Dusty Ayres wrote: View Post
John Picard wrote: View Post
Dusty Ayres wrote: View Post


So what do you use for basic phone service?
I dropped my landline as well once I could get a 3G signal to my house. No sense paying two phone bills.


Recharge the battery. Duh. Believe it or not, there are times when the phone company (landline) experiences outages and problems.

And how will you make sure that the kids don't fuck around with the phone using it all of the time?
Again,
Sorry, I don't have a cell phone, that's why I asked.

Myself, I've got a bundle from Ma Bell (Internet, satellite TV, basic phone) and I'm content with that. But just for info's sake, what is a 3G signal, and why is it better than a land line?

EDIT: Oh, and by the way, I'd suggest stocking up on as much DVD's of your favorite show as you can-when the new tax takes shape in June, you won't be able to buy as much as you're used to.
I live out in the sticks where there is no cable broadband service. Satellite is expensive and service is shit.
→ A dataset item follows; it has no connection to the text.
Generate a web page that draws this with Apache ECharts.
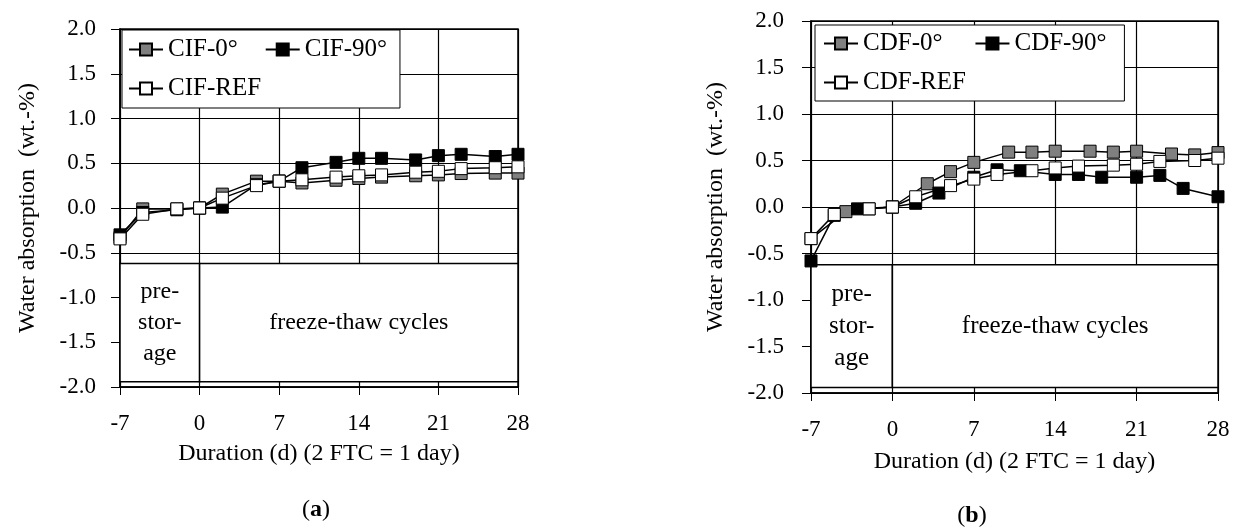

I have a wireless device that picks up AT&T's "wireless broadband" signal that I use for connecting to the Internet, which means no more dial-up for me.

Having all bundle from one-provider, to me, is pretty much suicide. People I work with are hysterical, bitching that their cable bundle keeps going up in price -- as well as bitching when their digital phone service goes out. Um, Dumbass -- you can't tell the difference between the digital quality and analog considering you're not on a true digital connection. Top that off with losing phone service when there's a power interruption due to a storm -- where's the advantage? None.